In “I Origins” — which reunites Marling with Mike Cahill, the director of her breakthrough movie, “Another Earth” — both Marling and Pitt play molecular biologists researching the evolution of the eye. They make some shocking discoveries, one that may involve Pitt’s character’s dead ex-girlfriend (Astrid Berges-Frisbey).
As prep, Cahill took them to his brother’s friend’s lab at Johns Hopkins. “We went into the basement, with the Holocaust of mice that are down there,” recalls Marling. “It’s intense. You have to commit to days and days of really tedious, specific research and notation before you may one day come across something is the aberration of discovery.”
Marling and Pitt went on a little crash course. They would constantly read books on science. “We would pass things that we were reading onto each other. We’d be like, ‘Oh my God, did you read this from [Richard] Dawkins? Did you read this part of ‘Origin of the Species?’ We just straight-up nerdy about this,” Marling remembers. “That was the fun part of doing this together.”
Michael Pitt and Brit Marling are stuck in the lab in "I Origins." Credit: Fox Searchlight
“Those people became my heroes,” Pitt says. “The type of research they were doing was for humanity. They could make serious money working for some pharmaceutical company. But they care about research and what they’re working on. They’re actually taking a huge pay cut to work in this lab where not everything working, some of the gear is outdated.”

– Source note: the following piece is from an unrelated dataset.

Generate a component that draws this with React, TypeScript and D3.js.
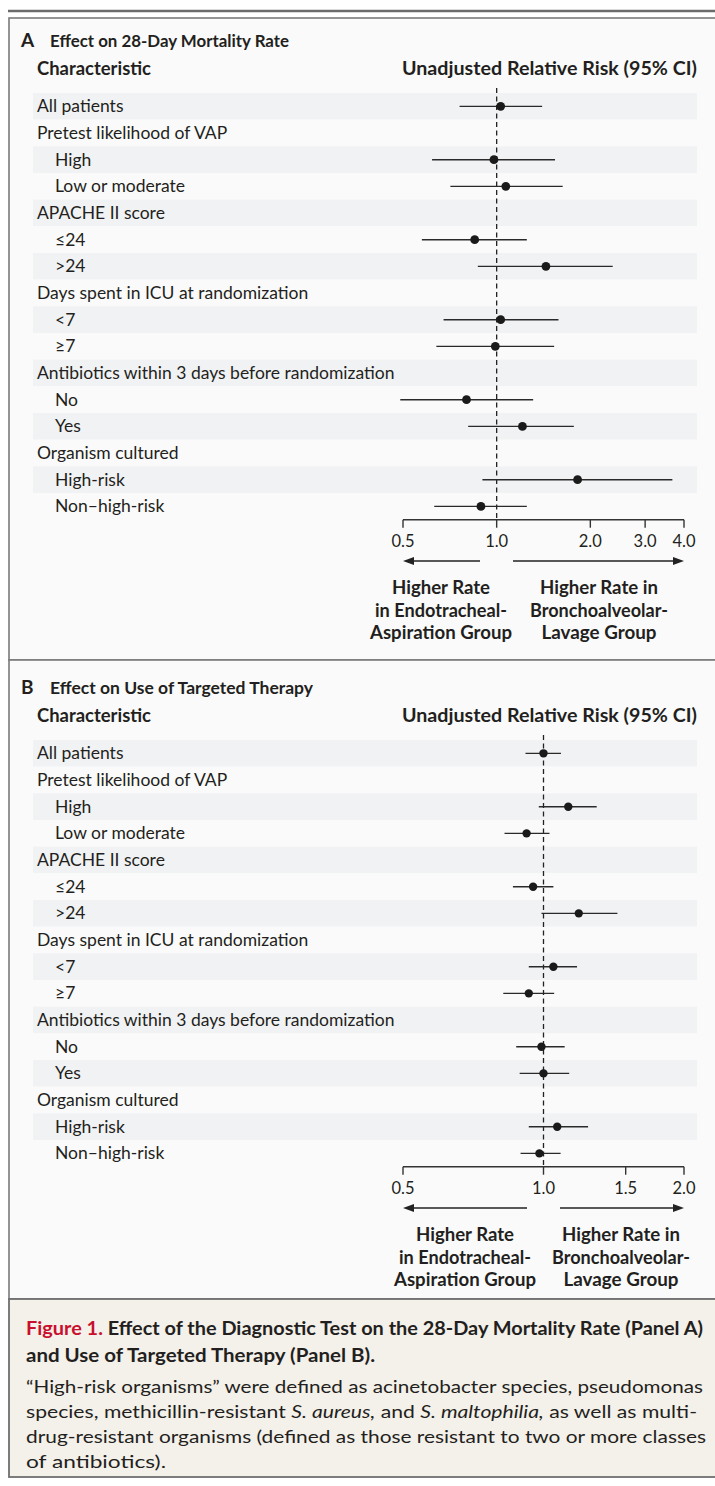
import React from 'react';
import * as d3 from 'd3';

// ---------- DATA ----------
const characteristics = [
  'All patients',
  'Pretest likelihood of VAP',
  'High',
  'Low or moderate',
  'APACHE II score',
  '≤24',
  '>24',
  'Days spent in ICU at randomization',
  '<7',
  '≥7',
  'Antibiotics within 3 days before randomization',
  'No',
  'Yes',
  'Organism cultured',
  'High-risk',
  'Non–high-risk',
];
const indented = [false, false, true, true, false, true, true, false, true, true, false, true, true, false, true, true];

// Panel A: effect on 28-day mortality rate (relative risk, 95% CI)
const mortalityRR: (number | null)[] = [1.03, null, 0.98, 1.07, null, 0.85, 1.44, null, 1.03, 0.99, null, 0.8, 1.21, null, 1.82, 0.89];
const mortalityLo: (number | null)[] = [0.76, null, 0.62, 0.71, null, 0.575, 0.87, null, 0.675, 0.64, null, 0.49, 0.81, null, 0.9, 0.63];
const mortalityHi: (number | null)[] = [1.4, null, 1.54, 1.63, null, 1.25, 2.36, null, 1.58, 1.53, null, 1.31, 1.77, null, 3.67, 1.25];
const mortalityTicks = [0.5, 1.0, 2.0, 3.0, 4.0];

// Panel B: effect on use of targeted therapy
const therapyRR: (number | null)[] = [1.0, null, 1.13, 0.92, null, 0.95, 1.19, null, 1.05, 0.93, null, 0.99, 1.0, null, 1.07, 0.98];
const therapyLo: (number | null)[] = [0.915, null, 0.977, 0.825, null, 0.86, 0.99, null, 0.93, 0.82, null, 0.874, 0.889, null, 0.93, 0.893];
const therapyHi: (number | null)[] = [1.09, null, 1.3, 1.03, null, 1.05, 1.44, null, 1.18, 1.054, null, 1.11, 1.135, null, 1.246, 1.088];
const therapyTicks = [0.5, 1.0, 1.5, 2.0];

const leftLabel = ['Higher Rate', 'in Endotracheal-', 'Aspiration Group'];
const rightLabel = ['Higher Rate in', 'Bronchoalveolar-', 'Lavage Group'];

// ---------- STYLE ----------
const FONT = 'Lato, "Noto Sans", sans-serif';
const INK = '#231f20';
const X0 = 403;
const X1 = 684;
const ROW_H = 26.67;
const leftLabelLen = [98, 132, 142];
const rightLabelLen = [118, 138, 115];

interface PanelProps {
  dy: number;
  letter: string;
  title: string;
  titleLen: number;
  rr: (number | null)[];
  lo: (number | null)[];
  hi: (number | null)[];
  ticks: number[];
  leftArrowStart: number;
  rightArrowStart: number;
  leftCx: number;
  rightCx: number;
  dotR: number;
}

function Panel(p: PanelProps) {
  const x = d3.scaleLog().domain([p.ticks[0], p.ticks[p.ticks.length - 1]]).range([X0, X1]);
  const rowTop = 93 + p.dy;
  const y = d3
    .scaleBand<number>()
    .domain(d3.range(characteristics.length))
    .range([rowTop, rowTop + ROW_H * characteristics.length]);
  const axisY = rowTop + ROW_H * characteristics.length;
  const fmt = d3.format('.1f');
  const arrowY = 561 + p.dy;
  return (
    <g>
      <text x={21} y={47 + p.dy} fontFamily={FONT} fontWeight={700} fontSize={19} fill={INK}>
        {p.letter}
      </text>
      <text
        x={50}
        y={47 + p.dy}
        fontFamily={FONT}
        fontWeight={700}
        fontSize={17.5}
        fill={INK}
        textLength={p.titleLen}
        lengthAdjust="spacingAndGlyphs"
      >
        {p.title}
      </text>
      <text x={37} y={75 + p.dy} fontFamily={FONT} fontWeight={700} fontSize={18} fill={INK} textLength={114} lengthAdjust="spacingAndGlyphs">
        Characteristic
      </text>
      <text x={402} y={75 + p.dy} fontFamily={FONT} fontWeight={700} fontSize={18} fill={INK} textLength={295} lengthAdjust="spacingAndGlyphs">
        Unadjusted Relative Risk (95% CI)
      </text>
      {characteristics.map((c, i) => (
        <g key={c}>
          <rect x={33} y={y(i)!} width={664} height={y.bandwidth()} fill={i % 2 === 0 ? '#f1f2f4' : '#fafafa'} />
          <text
            x={indented[i] ? 55 : 37}
            y={y(i)! + y.bandwidth() / 2 + 6}
            fontFamily={FONT}
            fontSize={17.5}
            fill={INK}
          >
            {c}
          </text>
        </g>
      ))}
      <line
        x1={x(1)}
        x2={x(1)}
        y1={rowTop - 5}
        y2={axisY}
        stroke="#222"
        strokeWidth={1.3}
        strokeDasharray="5,3.5"
      />
      {characteristics.map((c, i) =>
        p.rr[i] == null ? null : (
          <g key={'m' + i}>
            <line
              x1={x(p.lo[i] as number)}
              x2={x(p.hi[i] as number)}
              y1={y(i)! + y.bandwidth() / 2}
              y2={y(i)! + y.bandwidth() / 2}
              stroke="#2a2a2a"
              strokeWidth={1.4}
            />
            <circle cx={x(p.rr[i] as number)} cy={y(i)! + y.bandwidth() / 2} r={p.dotR} fill="#1a1a1a" />
          </g>
        )
      )}
      <line x1={X0} x2={X1} y1={axisY} y2={axisY} stroke="#333" strokeWidth={1.4} />
      {p.ticks.map((t) => (
        <g key={t}>
          <line x1={x(t)} x2={x(t)} y1={axisY} y2={axisY + 8} stroke="#333" strokeWidth={1.4} />
          <text x={x(t)} y={axisY + 27} textAnchor="middle" fontFamily={FONT} fontSize={16.5} fill={INK}>
            {fmt(t)}
          </text>
        </g>
      ))}
      <line x1={p.leftArrowStart} x2={X0 + 9} y1={arrowY} y2={arrowY} stroke="#222" strokeWidth={1.6} />
      <path d={`M${X0},${arrowY} L${X0 + 11},${arrowY - 4} L${X0 + 11},${arrowY + 4} Z`} fill="#222" />
      <line x1={p.rightArrowStart} x2={X1 - 9} y1={arrowY} y2={arrowY} stroke="#222" strokeWidth={1.6} />
      <path d={`M${X1},${arrowY} L${X1 - 11},${arrowY - 4} L${X1 - 11},${arrowY + 4} Z`} fill="#222" />
      {leftLabel.map((l, i) => (
        <text
          key={'l' + i}
          x={p.leftCx - leftLabelLen[i] / 2}
          y={594 + p.dy + i * 22.5}
          fontFamily={FONT}
          fontWeight={700}
          fontSize={18}
          fill={INK}
          textLength={leftLabelLen[i]}
          lengthAdjust="spacingAndGlyphs"
        >
          {l}
        </text>
      ))}
      {rightLabel.map((l, i) => (
        <text
          key={'r' + i}
          x={p.rightCx - rightLabelLen[i] / 2}
          y={594 + p.dy + i * 22.5}
          fontFamily={FONT}
          fontWeight={700}
          fontSize={18}
          fill={INK}
          textLength={rightLabelLen[i]}
          lengthAdjust="spacingAndGlyphs"
        >
          {l}
        </text>
      ))}
    </g>
  );
}

export default function App() {
  React.useEffect(() => {
    document.body.style.margin = '0';
  }, []);
  return (
    <svg width={715} height={1486} style={{ position: 'absolute', left: 0, top: 0, background: '#fff' }}>
      <line x1={8} x2={715} y1={11} y2={11} stroke="#6b6b6b" strokeWidth={2.5} />
      <rect x={9} y={18} width={712} height={642} fill="#fafafa" stroke="#7a7a7a" strokeWidth={1.6} />
      <rect x={9} y={660} width={712} height={639} fill="#fafafa" stroke="#7a7a7a" strokeWidth={1.6} />
      <rect x={9} y={1299} width={712} height={178} fill="#f4f0ea" stroke="#6f6f6f" strokeWidth={1.8} />
      <Panel
        dy={0}
        letter="A"
        title="Effect on 28-Day Mortality Rate"
        titleLen={239}
        rr={mortalityRR}
        lo={mortalityLo}
        hi={mortalityHi}
        ticks={mortalityTicks}
        leftArrowStart={480}
        rightArrowStart={513}
        leftCx={441}
        rightCx={599}
        dotR={4.4}
      />
      <Panel
        dy={647}
        letter="B"
        title="Effect on Use of Targeted Therapy"
        titleLen={263}
        rr={therapyRR}
        lo={therapyLo}
        hi={therapyHi}
        ticks={therapyTicks}
        leftArrowStart={527}
        rightArrowStart={560}
        leftCx={465}
        rightCx={621}
        dotR={4.2}
      />
      <text x={26} y={1335} fontFamily={FONT} fontWeight={700} fontSize={18.5} fill={INK} textLength={677} lengthAdjust="spacingAndGlyphs">
        <tspan fill="#c8102e">Figure 1.</tspan> Effect of the Diagnostic Test on the 28-Day Mortality Rate (Panel A)
      </text>
      <text x={26} y={1362} fontFamily={FONT} fontWeight={700} fontSize={18.5} fill={INK} textLength={349} lengthAdjust="spacingAndGlyphs">
        and Use of Targeted Therapy (Panel B).
      </text>
      <text x={26} y={1393} fontFamily={FONT} fontSize={17.5} fill={INK} textLength={677} lengthAdjust="spacingAndGlyphs">
        “High-risk organisms” were defined as acinetobacter species, pseudomonas
      </text>
      <text x={26} y={1418} fontFamily={FONT} fontSize={17.5} fill={INK} textLength={671} lengthAdjust="spacingAndGlyphs">
        species, methicillin-resistant <tspan fontStyle="italic">S. aureus,</tspan> and <tspan fontStyle="italic">S. maltophilia,</tspan> as well as multi-
      </text>
      <text x={26} y={1443} fontFamily={FONT} fontSize={17.5} fill={INK} textLength={680} lengthAdjust="spacingAndGlyphs">
        drug-resistant organisms (defined as those resistant to two or more classes
      </text>
      <text x={26} y={1468} fontFamily={FONT} fontSize={17.5} fill={INK} textLength={140} lengthAdjust="spacingAndGlyphs">
        of antibiotics).
      </text>
    </svg>
  );
}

Pitt even identified with them, in a sense. “They inspired me to continue what I’ve been trying to do, which is to make things I care about. That’s a crazy concept for some people,” he says. “I want to work with people like Mike [Cahill] in environments like this. That’s when I feel rich.”
There was so much that they shot for “I Origins” that Marling and Pitt claim they’re not even sure what’s in the final cut hitting theaters. They even reference a birth scene nowhere in the film. That was simply a product of Cahill’s loose, collaborative approach, where he’d allow his actors to disagree on certain parts.
“Onset you’re just playing every day,” says Marling. There’s a scene where they argue over whether Pitt’s character should go to India to look into what may be a major scientific discovery. “The early incarnations of that scene had her telling him not to go. But we realized that didn’t feel right. We were trying to tell a story about a partnership with equality. She shouldn’t say, ‘Don’t go.’ It should be the other way around.”
They would spend lots of time discussing and arguing about scenes, shooting it multiple ways. “And then someone else has to go figure that out in the editing room,” she says. “By the time someone watches the film it’s like hundreds of people’s mind and hands and imaginations have touched it and tried to refine this gem. That’s the charged part of storytelling.”